Antitrust Is Anti-Economics
The other day, a commenter chastised me for saying an "organization" didn't learn from its mistakes. Organizations, of course, can't make mistakes, only individuals. I completely agree. I was speaking in metaphor, but it's important to discourage the careless use of collectivist terminology when discussing economics.
And that brings me back to American Needle, Inc. v. National Football League, the antitrust case argued before the Supreme Court yesterday. The question is whether the NFL is a "single entity" or a collection of 32 separate, competing businesses for antitrust purposes. A single entity has greater freedom under the Sherman Act than "competing" entities.
The operative words are "for antitrust purposes." In the absence of antitrust statutes, nobody would care whether the NFL was one or thirty-two entities. But with antitrust statutes, this question suddenly becomes the "most important sports law case in U.S. history," to quote law professor Michael McCann.
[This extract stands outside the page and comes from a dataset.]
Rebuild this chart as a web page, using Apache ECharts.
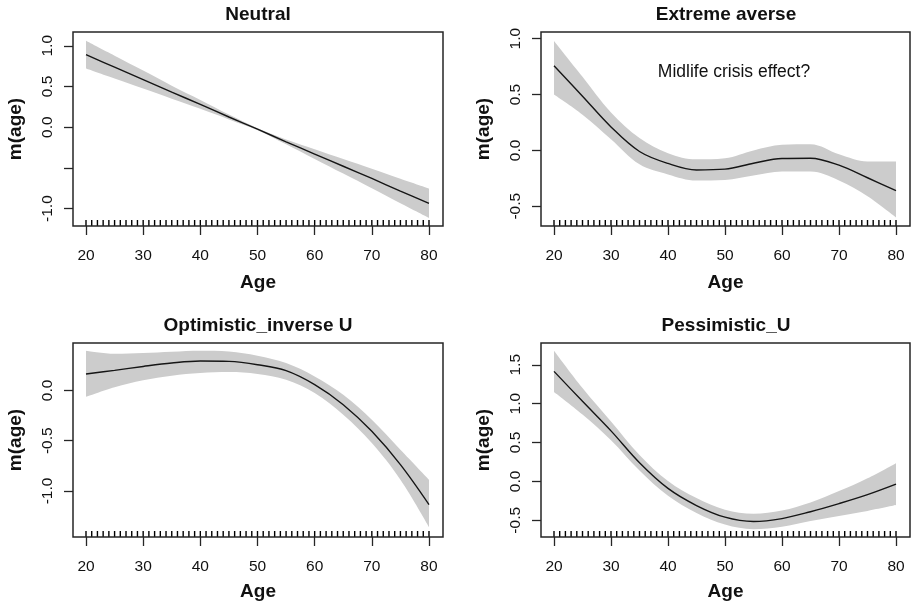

Like all state-made law, antitrust emphasizes categorization. Antitrust practitioners spend hours upon hours labeling every economic actor and activity as a precursor to dividing them into "good" and "evil" piles. Joint ventures are good. Cartels are bad. Single entities are good. Multiple entities "colluding" are bad.
The NFL's dilemma is that it thwarts the simplistic labeling scheme of even the brightest antitrust lawyer. Teams compete on the field. They compete for the services of players, coaches, and administrators. But they also cooperate - er, "collude" - on matters like scheduling, revenue distribution, and playing rules. The NFL is both a a floor wax and a dessert topping.
So is the NFL a single entity or thirty-two separate entities? The answer is neither. Well, the economic answer is neither. The political answer is whatever five Supreme Court justice say it is. At the end of the day, antitrust is just another form of state-made law: The court is simply acting as an ad hoc legislature in deciding what arbitrary and capricious rule to apply for now.
Although there's a lot of economic-sounding rhetoric in antitrust cases, there's rarely any economic content. The NFL's brief states that "economic realities, not matters of form, dictate whether" the Sherman Act applies to the NFL. That's nonsense. This case is all about matters of form - political form - and the "economic realities" aren't, er, real.
The NFL claims that its individual clubs are not independent "sources of economic power." American Needle, the NFL Players Association, and dozens of antitrust academics claim they are. Murray Rothbard knew better:
The first truth to be discovered about human action is that it can be undertaken only be individual "actors." Only individuals have ends and can act to attain them. There are no such things as ends of or actions by "groups," "collectives," or "States," which do not take place as actions by various specific individuals. "Societies" or "groups" have no independent existence aside from the actions of their individual members. (Italics in original.)"
The National Football League is a metaphor for a group project encompassing thousands of individuals who contribute specialized services. The NFL is a division of labor. That is the economic reality.
The political "reality" is trickier. Antitrust further complicates things. For example, the NFLPA - the union representing all NFL players - opposes any expanded "single entity" definition that reduces the NFL's antitrust exposure. This is hypocritical, because the NFLPA itself is considered a single entity for antitrust purposes. More to the point, the NFLPA has monopoly power to exclude any competing union, and it can compel any present or future player to abide by its state-sanctioned authority.
How do antitrust statutes rationalize the inconsistent treatment of the NFL and the NFLPA? It's simple. Antitrust only applies to commodities and acts of commerce. The antitrust statutes clearly state, "The labor of a human being is not a commodity or article of commerce." So by definition, state-sanctioned labor unions can never violate antitrust rules.
But the NFLPA enjoys an additional layer of privilege not afforded most other unions. As long as the NFL is defined as thirty-two separate entities, if and when labor negotiations break down, the NFLPA can "decertify" itself as a union and file an antitrust lawsuit against the NFL for "restraint of trade." This is what happened after the 1987 NFLPA strike. It's why the NFL is eager for the Supreme Court to define the league as a single entity - it removes the antitrust weapon of mass destruction from the NFLPA's arsenal.
This is what the state has wrought. Two groups of individuals with related economic interests - the NFL can't exist without the players, and vice versa - are forced to take up political arms in order to satisfy the whims of an irrational antitrust regime. It's great for the law professors who will spend years deciphering whatever half-hearted "ruling" the Court issues in this case, but it does nothing for the NFL's owners, managers, players, or customers.